Altro esempio di superbia (ma anche di genio): dopo essere stato allontanato da Apple ed essere passato a NeXT, gli presentarono alcuni dipendenti dell’azienda che avevano lavorato in precedenza per la Mela. Senza farsi problemi, passò mezz’ora a parlare dell’“arroganza” di Apple inondando di critiche l’ex datore di lavoro. Ma, ricorda Ramin Firoozye (l’autore della nota su Qora), dopo poco cominciò a prendere appunti su un prodotto (strategia, posizionamento, ecc. ecc.) e ne ricavò “la più stupefacente, utile e divertente spiegazione sulla gestione di prodotto che abbia mai visto. Jobs ne aveva capito completamente ogni aspetto”.

Un esempio invece dell’elevatissima professionalità e del perfezionismo del padre del Mac arriva da Matt McCoy, un signore qualunque che aveva problemi con il suo Mac Book e non riusciva a trovare assistenza in Apple, perciò provò con una mail indirizzata direttamente a Jobs, ritenendo che, se andava bene, sarebbe stata vista dal suo staff.

L’indomani ricevette la seguente chiamata: “Ciao Matt, sono Steve Jobs. Volevo solo farti sapere che abbiamo visto la tua email e stiamo facendo il possibile per risolvere il problema. Ti passo il mio assistente, Tim”. Ancora, tra il serio e il faceto, Matt si sta chiedendo se Tim fosse Tim Cook.
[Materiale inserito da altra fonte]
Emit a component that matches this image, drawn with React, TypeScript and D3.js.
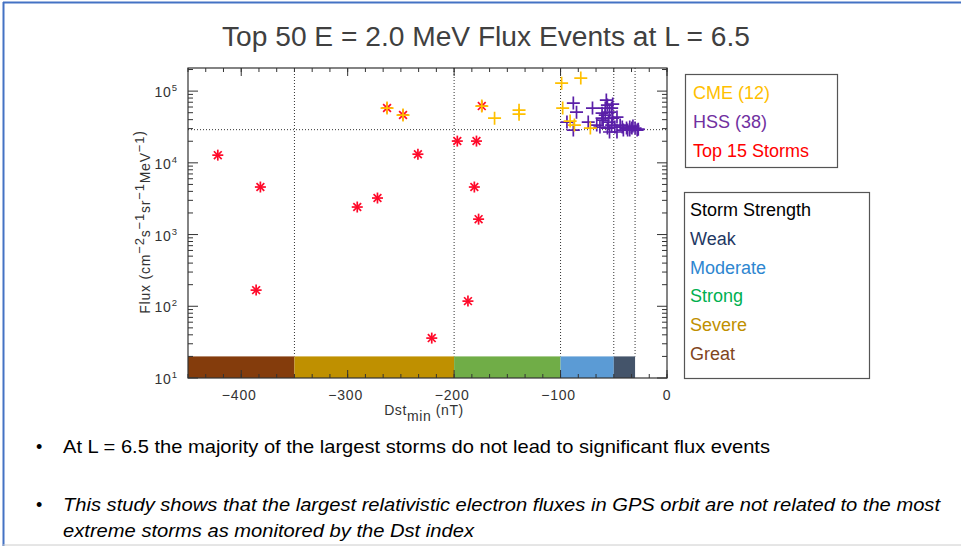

Ma c’è anche uno Steve Jobs, a differenza delle apparenze, molto modesto e quasi dimesso. Quello che, a un ristorante indiano della Silicon Valley, non viene riconosciuto e viene trattato come l’ultimo dei clienti (ma lui non si lamenta). Quello che fa la fila per farsi riparare un proiettore in un negozio della Sony e, al commesso che gli chiede il nome, risponde: “Scriva Steve”.

Poi naturalmente spunta fuori il “foolish” (nel senso di ardito e controcorrente) che entra in un negozio concorrente della Apple e dice a voce alta: “Ancora non ce l’avete fatta a vendere quello smartphone?”, e mentre i proprietari si chiedono “Ma chi è quello?”, i clienti rispondono: “È Steve Jobs”.
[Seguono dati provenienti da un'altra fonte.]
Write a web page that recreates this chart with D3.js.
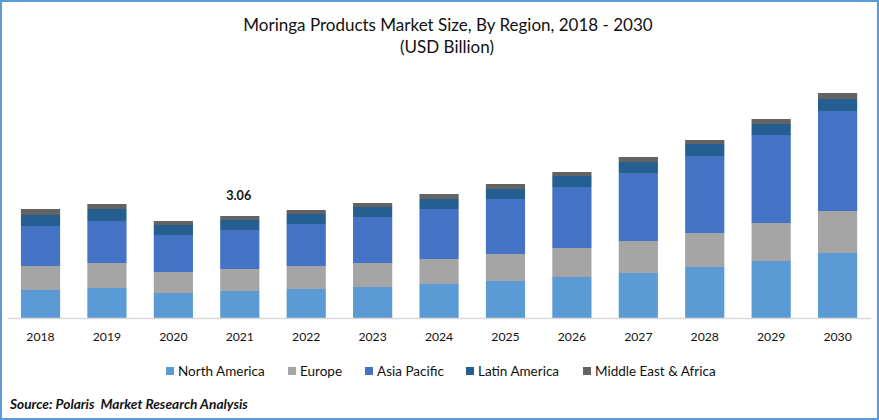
<!DOCTYPE html>
<html>
<head>
<meta charset="utf-8">
<script src="https://cdn.jsdelivr.net/npm/d3@7"></script>
<style>
  html, body { margin: 0; padding: 0; background: #fff; }
  svg { display: block; }
  text { font-family: Lato, "Open Sans", sans-serif; fill: #111; }
</style>
</head>
<body>
<div id="chart"></div>
<script>
var years = ['2018', '2019', '2020', '2021', '2022', '2023', '2024', '2025', '2026', '2027', '2028', '2029', '2030'];
var regions = ['North America', 'Europe', 'Asia Pacific', 'Latin America', 'Middle East & Africa'];
var colors = ['#5b9bd5', '#a5a5a5', '#4472c4', '#255e91', '#636363'];

// values, USD billion
var northAmerica = [0.84, 0.90, 0.75, 0.81, 0.87, 0.93, 1.02, 1.11, 1.23, 1.35, 1.53, 1.71, 1.95];
var europe = [0.72, 0.75, 0.63, 0.66, 0.69, 0.72, 0.75, 0.81, 0.87, 0.96, 1.02, 1.14, 1.26];
var asiaPacific = [1.20, 1.26, 1.11, 1.17, 1.26, 1.38, 1.50, 1.65, 1.83, 2.04, 2.31, 2.64, 3.00];
var latinAmerica = [0.33, 0.36, 0.30, 0.30, 0.30, 0.30, 0.30, 0.30, 0.33, 0.33, 0.36, 0.33, 0.36];
var middleEast = [0.18, 0.15, 0.12, 0.12, 0.12, 0.12, 0.15, 0.15, 0.12, 0.15, 0.12, 0.15, 0.18];

var labelledYear = '2021';
var labelText = '3.06';

var width = 879;
var height = 420;

var rows = years.map(function (year, i) {
  return {
    year: year,
    'North America': northAmerica[i],
    'Europe': europe[i],
    'Asia Pacific': asiaPacific[i],
    'Latin America': latinAmerica[i],
    'Middle East & Africa': middleEast[i]
  };
});

var x = d3.scaleBand().domain(years).range([7.3, 870.8]).paddingInner(0.41).paddingOuter(0.205);
var y = d3.scaleLinear().domain([0, 7.2]).range([318, 78]);
var color = d3.scaleOrdinal().domain(regions).range(colors);

var svg = d3.select('#chart').append('svg')
  .attr('width', width)
  .attr('height', height);

// frame
svg.append('rect')
  .attr('x', 1)
  .attr('y', 1)
  .attr('width', width - 2)
  .attr('height', height - 2)
  .attr('fill', '#fff')
  .attr('stroke', '#5b9bd5')
  .attr('stroke-width', 2);

// title
svg.append('text')
  .attr('x', 448)
  .attr('y', 31)
  .attr('text-anchor', 'middle')
  .style('font-size', '17px')
  .text('Moringa Products Market Size, By Region, 2018 - 2030');
svg.append('text')
  .attr('x', 447)
  .attr('y', 53)
  .attr('text-anchor', 'middle')
  .style('font-size', '17px')
  .text('(USD Billion)');

// bars
var stack = d3.stack().keys(regions)(rows);
svg.append('g').selectAll('g')
  .data(stack)
  .join('g')
  .attr('fill', function (d) { return color(d.key); })
  .selectAll('rect')
  .data(function (d) { return d; })
  .join('rect')
  .attr('x', function (d) { return x(d.data.year); })
  .attr('y', function (d) { return y(d[1]); })
  .attr('width', x.bandwidth())
  .attr('height', function (d) { return y(d[0]) - y(d[1]); });

// axis
var axis = svg.append('g')
  .attr('transform', 'translate(0,318)')
  .call(d3.axisBottom(x).tickSize(0).tickPadding(14.5));
axis.select('.domain').attr('stroke', '#d9d9d9').attr('stroke-width', 1.5);
axis.selectAll('text')
  .style('font-family', 'Lato')
  .style('font-size', '12.2px')
  .attr('fill', '#111');

// the one data label
var labelRow = rows[years.indexOf(labelledYear)];
svg.append('text')
  .attr('x', x(labelledYear) + x.bandwidth() / 2 - 1)
  .attr('y', y(d3.sum(regions, function (r) { return labelRow[r]; })) - 16)
  .attr('text-anchor', 'middle')
  .style('font-size', '12.6px')
  .style('font-weight', 'bold')
  .text(labelText);

// legend
var legendSquareX = [166, 288, 365, 466, 583];
var legend = svg.append('g').selectAll('g')
  .data(regions)
  .join('g')
  .attr('transform', function (d, i) { return 'translate(' + legendSquareX[i] + ',367)'; });
legend.append('rect')
  .attr('width', 8)
  .attr('height', 8)
  .attr('fill', function (d) { return color(d); });
legend.append('text')
  .attr('x', 12)
  .attr('y', 9)
  .style('font-size', '13.5px')
  .text(function (d) { return d; });

// source
svg.append('text')
  .attr('x', 10)
  .attr('y', 409)
  .style('font-size', '13.7px')
  .style('font-weight', 'bold')
  .style('font-style', 'italic')
  .style('white-space', 'pre')
  .text('Source: Polaris  Market Research Analysis');
</script>
</body>
</html>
E poi naturalmente c’è un cervello che funziona a mille ed è attento a ogni spunto o dettaglio. Un giovane chiamato Chaitanya Pandit gli scrive un’email dicendo che, grazie a un iPad, ha conquistato una ragazza. In seguito dimentica di avergli scritto, per poi scoprire che Jobs, pur senza avergli mai risposto, aveva usato la sua storia durante una presentazione: “Vedete, l’iPad è così fantastico che aiuta a sedurre le ragazze”.

Tutto questo, e molto altro, è stato Jobs. Il film ci dirà di più.